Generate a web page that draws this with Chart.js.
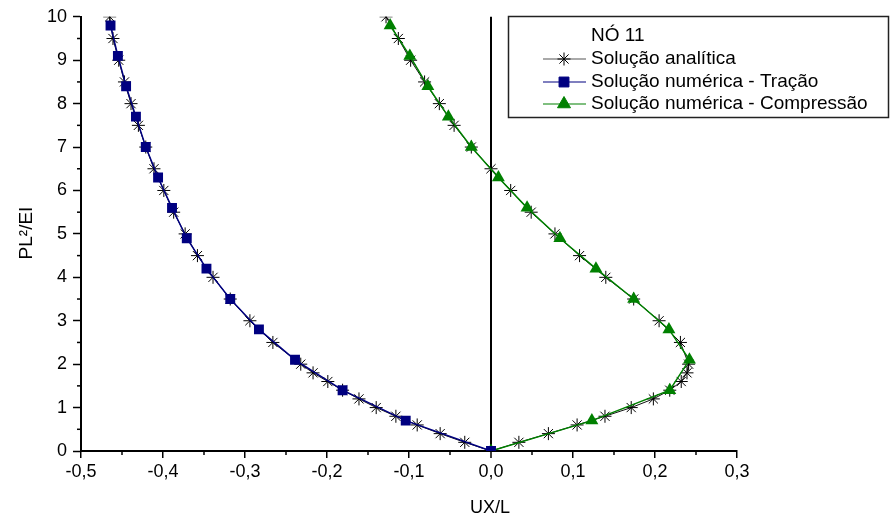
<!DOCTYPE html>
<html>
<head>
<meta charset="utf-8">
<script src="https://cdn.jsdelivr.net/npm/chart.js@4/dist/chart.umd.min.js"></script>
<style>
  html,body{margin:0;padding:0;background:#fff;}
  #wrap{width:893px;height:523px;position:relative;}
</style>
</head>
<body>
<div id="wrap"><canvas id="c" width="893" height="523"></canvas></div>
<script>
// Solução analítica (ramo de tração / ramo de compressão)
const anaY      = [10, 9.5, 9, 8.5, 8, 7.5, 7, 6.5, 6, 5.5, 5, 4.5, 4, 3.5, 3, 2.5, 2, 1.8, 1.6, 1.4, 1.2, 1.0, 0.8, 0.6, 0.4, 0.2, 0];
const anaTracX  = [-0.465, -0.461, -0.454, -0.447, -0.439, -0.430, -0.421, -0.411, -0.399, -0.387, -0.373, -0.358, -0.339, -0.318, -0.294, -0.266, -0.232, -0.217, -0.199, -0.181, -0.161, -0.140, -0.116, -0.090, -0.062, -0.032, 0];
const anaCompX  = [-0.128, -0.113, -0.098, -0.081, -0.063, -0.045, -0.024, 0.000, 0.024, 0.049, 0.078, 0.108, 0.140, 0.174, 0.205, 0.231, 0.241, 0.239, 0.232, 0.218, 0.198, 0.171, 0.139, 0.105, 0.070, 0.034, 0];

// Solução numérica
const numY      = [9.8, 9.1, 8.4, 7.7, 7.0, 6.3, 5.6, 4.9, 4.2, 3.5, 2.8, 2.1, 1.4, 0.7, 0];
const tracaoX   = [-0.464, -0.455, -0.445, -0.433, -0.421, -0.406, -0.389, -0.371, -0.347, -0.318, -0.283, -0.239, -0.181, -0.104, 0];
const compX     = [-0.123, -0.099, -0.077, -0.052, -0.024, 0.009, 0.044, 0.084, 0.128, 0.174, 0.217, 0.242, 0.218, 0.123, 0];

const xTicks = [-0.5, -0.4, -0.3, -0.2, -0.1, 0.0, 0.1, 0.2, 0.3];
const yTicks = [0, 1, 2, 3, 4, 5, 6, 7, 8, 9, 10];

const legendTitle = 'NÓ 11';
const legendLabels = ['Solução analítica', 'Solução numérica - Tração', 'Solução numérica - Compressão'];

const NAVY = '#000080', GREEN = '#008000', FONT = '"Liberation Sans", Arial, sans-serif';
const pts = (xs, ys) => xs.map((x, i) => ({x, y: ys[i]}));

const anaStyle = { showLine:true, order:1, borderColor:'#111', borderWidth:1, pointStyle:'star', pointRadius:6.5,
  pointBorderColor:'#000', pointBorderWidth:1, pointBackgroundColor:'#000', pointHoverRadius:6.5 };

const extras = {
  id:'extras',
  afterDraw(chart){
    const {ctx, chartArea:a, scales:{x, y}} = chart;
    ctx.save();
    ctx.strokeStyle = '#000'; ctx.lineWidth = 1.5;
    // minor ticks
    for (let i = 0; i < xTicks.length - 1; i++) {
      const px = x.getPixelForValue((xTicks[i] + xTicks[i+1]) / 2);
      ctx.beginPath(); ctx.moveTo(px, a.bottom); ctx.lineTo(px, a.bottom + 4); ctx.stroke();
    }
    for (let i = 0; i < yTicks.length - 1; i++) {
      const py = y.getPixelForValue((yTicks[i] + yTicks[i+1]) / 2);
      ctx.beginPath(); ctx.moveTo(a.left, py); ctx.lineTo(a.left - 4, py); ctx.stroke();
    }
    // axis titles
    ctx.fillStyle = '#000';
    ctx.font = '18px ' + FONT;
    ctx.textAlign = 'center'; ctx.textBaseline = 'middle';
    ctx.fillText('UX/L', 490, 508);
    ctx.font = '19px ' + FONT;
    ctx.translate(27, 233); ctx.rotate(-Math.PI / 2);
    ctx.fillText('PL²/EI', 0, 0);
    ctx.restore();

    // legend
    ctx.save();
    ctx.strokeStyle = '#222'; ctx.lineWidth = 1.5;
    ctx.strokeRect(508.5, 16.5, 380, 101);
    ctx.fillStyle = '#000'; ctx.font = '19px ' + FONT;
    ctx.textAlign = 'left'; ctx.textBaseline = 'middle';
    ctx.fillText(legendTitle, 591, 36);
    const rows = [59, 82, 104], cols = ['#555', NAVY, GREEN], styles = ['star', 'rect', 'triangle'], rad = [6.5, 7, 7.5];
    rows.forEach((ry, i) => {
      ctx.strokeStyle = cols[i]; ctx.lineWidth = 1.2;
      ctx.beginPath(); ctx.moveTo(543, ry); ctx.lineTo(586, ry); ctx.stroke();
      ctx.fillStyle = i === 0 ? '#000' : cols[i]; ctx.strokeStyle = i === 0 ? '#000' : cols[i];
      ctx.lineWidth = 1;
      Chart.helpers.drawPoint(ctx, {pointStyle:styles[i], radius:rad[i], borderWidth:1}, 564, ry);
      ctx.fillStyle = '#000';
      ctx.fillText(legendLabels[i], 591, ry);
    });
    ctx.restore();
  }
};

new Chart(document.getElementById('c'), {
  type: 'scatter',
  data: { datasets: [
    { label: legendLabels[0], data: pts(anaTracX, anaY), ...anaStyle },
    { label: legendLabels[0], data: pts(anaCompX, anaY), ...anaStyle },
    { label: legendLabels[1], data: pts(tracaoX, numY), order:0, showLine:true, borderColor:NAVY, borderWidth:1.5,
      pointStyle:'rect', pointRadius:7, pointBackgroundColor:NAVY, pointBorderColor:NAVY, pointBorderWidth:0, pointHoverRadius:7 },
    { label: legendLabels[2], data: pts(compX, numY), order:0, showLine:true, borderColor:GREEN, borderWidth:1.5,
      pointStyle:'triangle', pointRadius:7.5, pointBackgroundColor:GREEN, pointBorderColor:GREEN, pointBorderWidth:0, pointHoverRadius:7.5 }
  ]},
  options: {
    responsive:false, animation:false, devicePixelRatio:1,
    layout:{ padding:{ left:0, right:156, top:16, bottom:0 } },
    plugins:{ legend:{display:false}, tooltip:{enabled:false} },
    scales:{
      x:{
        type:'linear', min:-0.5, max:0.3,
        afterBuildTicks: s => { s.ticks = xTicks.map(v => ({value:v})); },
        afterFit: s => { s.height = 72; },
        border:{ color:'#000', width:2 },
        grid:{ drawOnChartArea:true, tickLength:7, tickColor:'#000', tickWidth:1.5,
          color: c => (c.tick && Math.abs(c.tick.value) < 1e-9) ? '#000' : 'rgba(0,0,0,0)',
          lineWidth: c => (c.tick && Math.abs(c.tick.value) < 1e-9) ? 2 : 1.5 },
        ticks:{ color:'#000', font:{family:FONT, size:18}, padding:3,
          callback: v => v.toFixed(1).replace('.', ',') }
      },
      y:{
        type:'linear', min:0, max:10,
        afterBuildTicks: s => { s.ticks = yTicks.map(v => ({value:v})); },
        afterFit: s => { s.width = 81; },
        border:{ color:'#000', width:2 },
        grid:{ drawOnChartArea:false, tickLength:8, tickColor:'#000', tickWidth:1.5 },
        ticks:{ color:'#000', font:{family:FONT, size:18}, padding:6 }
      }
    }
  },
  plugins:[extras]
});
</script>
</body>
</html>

Given problem — Make an exact copy of the data, leaving its pictures out.

In response —
Generate a web page that draws this with Chart.js.
<!DOCTYPE html>
<html>
<head>
<meta charset="utf-8">
<script src="https://cdn.jsdelivr.net/npm/chart.js@4/dist/chart.umd.min.js"></script>
<style>
  html,body{margin:0;padding:0;background:#fff;}
  #wrap{width:893px;height:523px;position:relative;}
</style>
</head>
<body>
<div id="wrap"><canvas id="c" width="893" height="523"></canvas></div>
<script>
// Solução analítica (ramo de tração / ramo de compressão)
const anaY      = [10, 9.5, 9, 8.5, 8, 7.5, 7, 6.5, 6, 5.5, 5, 4.5, 4, 3.5, 3, 2.5, 2, 1.8, 1.6, 1.4, 1.2, 1.0, 0.8, 0.6, 0.4, 0.2, 0];
const anaTracX  = [-0.465, -0.461, -0.454, -0.447, -0.439, -0.430, -0.421, -0.411, -0.399, -0.387, -0.373, -0.358, -0.339, -0.318, -0.294, -0.266, -0.232, -0.217, -0.199, -0.181, -0.161, -0.140, -0.116, -0.090, -0.062, -0.032, 0];
const anaCompX  = [-0.128, -0.113, -0.098, -0.081, -0.063, -0.045, -0.024, 0.000, 0.024, 0.049, 0.078, 0.108, 0.140, 0.174, 0.205, 0.231, 0.241, 0.239, 0.232, 0.218, 0.198, 0.171, 0.139, 0.105, 0.070, 0.034, 0];

// Solução numérica
const numY      = [9.8, 9.1, 8.4, 7.7, 7.0, 6.3, 5.6, 4.9, 4.2, 3.5, 2.8, 2.1, 1.4, 0.7, 0];
const tracaoX   = [-0.464, -0.455, -0.445, -0.433, -0.421, -0.406, -0.389, -0.371, -0.347, -0.318, -0.283, -0.239, -0.181, -0.104, 0];
const compX     = [-0.123, -0.099, -0.077, -0.052, -0.024, 0.009, 0.044, 0.084, 0.128, 0.174, 0.217, 0.242, 0.218, 0.123, 0];

const xTicks = [-0.5, -0.4, -0.3, -0.2, -0.1, 0.0, 0.1, 0.2, 0.3];
const yTicks = [0, 1, 2, 3, 4, 5, 6, 7, 8, 9, 10];

const legendTitle = 'NÓ 11';
const legendLabels = ['Solução analítica', 'Solução numérica - Tração', 'Solução numérica - Compressão'];

const NAVY = '#000080', GREEN = '#008000', FONT = '"Liberation Sans", Arial, sans-serif';
const pts = (xs, ys) => xs.map((x, i) => ({x, y: ys[i]}));

const anaStyle = { showLine:true, order:1, borderColor:'#111', borderWidth:1, pointStyle:'star', pointRadius:6.5,
  pointBorderColor:'#000', pointBorderWidth:1, pointBackgroundColor:'#000', pointHoverRadius:6.5 };

const extras = {
  id:'extras',
  afterDraw(chart){
    const {ctx, chartArea:a, scales:{x, y}} = chart;
    ctx.save();
    ctx.strokeStyle = '#000'; ctx.lineWidth = 1.5;
    // minor ticks
    for (let i = 0; i < xTicks.length - 1; i++) {
      const px = x.getPixelForValue((xTicks[i] + xTicks[i+1]) / 2);
      ctx.beginPath(); ctx.moveTo(px, a.bottom); ctx.lineTo(px, a.bottom + 4); ctx.stroke();
    }
    for (let i = 0; i < yTicks.length - 1; i++) {
      const py = y.getPixelForValue((yTicks[i] + yTicks[i+1]) / 2);
      ctx.beginPath(); ctx.moveTo(a.left, py); ctx.lineTo(a.left - 4, py); ctx.stroke();
    }
    // axis titles
    ctx.fillStyle = '#000';
    ctx.font = '18px ' + FONT;
    ctx.textAlign = 'center'; ctx.textBaseline = 'middle';
    ctx.fillText('UX/L', 490, 508);
    ctx.font = '19px ' + FONT;
    ctx.translate(27, 233); ctx.rotate(-Math.PI / 2);
    ctx.fillText('PL²/EI', 0, 0);
    ctx.restore();

    // legend
    ctx.save();
    ctx.strokeStyle = '#222'; ctx.lineWidth = 1.5;
    ctx.strokeRect(508.5, 16.5, 380, 101);
    ctx.fillStyle = '#000'; ctx.font = '19px ' + FONT;
    ctx.textAlign = 'left'; ctx.textBaseline = 'middle';
    ctx.fillText(legendTitle, 591, 36);
    const rows = [59, 82, 104], cols = ['#555', NAVY, GREEN], styles = ['star', 'rect', 'triangle'], rad = [6.5, 7, 7.5];
    rows.forEach((ry, i) => {
      ctx.strokeStyle = cols[i]; ctx.lineWidth = 1.2;
      ctx.beginPath(); ctx.moveTo(543, ry); ctx.lineTo(586, ry); ctx.stroke();
      ctx.fillStyle = i === 0 ? '#000' : cols[i]; ctx.strokeStyle = i === 0 ? '#000' : cols[i];
      ctx.lineWidth = 1;
      Chart.helpers.drawPoint(ctx, {pointStyle:styles[i], radius:rad[i], borderWidth:1}, 564, ry);
      ctx.fillStyle = '#000';
      ctx.fillText(legendLabels[i], 591, ry);
    });
    ctx.restore();
  }
};

new Chart(document.getElementById('c'), {
  type: 'scatter',
  data: { datasets: [
    { label: legendLabels[0], data: pts(anaTracX, anaY), ...anaStyle },
    { label: legendLabels[0], data: pts(anaCompX, anaY), ...anaStyle },
    { label: legendLabels[1], data: pts(tracaoX, numY), order:0, showLine:true, borderColor:NAVY, borderWidth:1.5,
      pointStyle:'rect', pointRadius:7, pointBackgroundColor:NAVY, pointBorderColor:NAVY, pointBorderWidth:0, pointHoverRadius:7 },
    { label: legendLabels[2], data: pts(compX, numY), order:0, showLine:true, borderColor:GREEN, borderWidth:1.5,
      pointStyle:'triangle', pointRadius:7.5, pointBackgroundColor:GREEN, pointBorderColor:GREEN, pointBorderWidth:0, pointHoverRadius:7.5 }
  ]},
  options: {
    responsive:false, animation:false, devicePixelRatio:1,
    layout:{ padding:{ left:0, right:156, top:16, bottom:0 } },
    plugins:{ legend:{display:false}, tooltip:{enabled:false} },
    scales:{
      x:{
        type:'linear', min:-0.5, max:0.3,
        afterBuildTicks: s => { s.ticks = xTicks.map(v => ({value:v})); },
        afterFit: s => { s.height = 72; },
        border:{ color:'#000', width:2 },
        grid:{ drawOnChartArea:true, tickLength:7, tickColor:'#000', tickWidth:1.5,
          color: c => (c.tick && Math.abs(c.tick.value) < 1e-9) ? '#000' : 'rgba(0,0,0,0)',
          lineWidth: c => (c.tick && Math.abs(c.tick.value) < 1e-9) ? 2 : 1.5 },
        ticks:{ color:'#000', font:{family:FONT, size:18}, padding:3,
          callback: v => v.toFixed(1).replace('.', ',') }
      },
      y:{
        type:'linear', min:0, max:10,
        afterBuildTicks: s => { s.ticks = yTicks.map(v => ({value:v})); },
        afterFit: s => { s.width = 81; },
        border:{ color:'#000', width:2 },
        grid:{ drawOnChartArea:false, tickLength:8, tickColor:'#000', tickWidth:1.5 },
        ticks:{ color:'#000', font:{family:FONT, size:18}, padding:6 }
      }
    }
  },
  plugins:[extras]
});
</script>
</body>
</html>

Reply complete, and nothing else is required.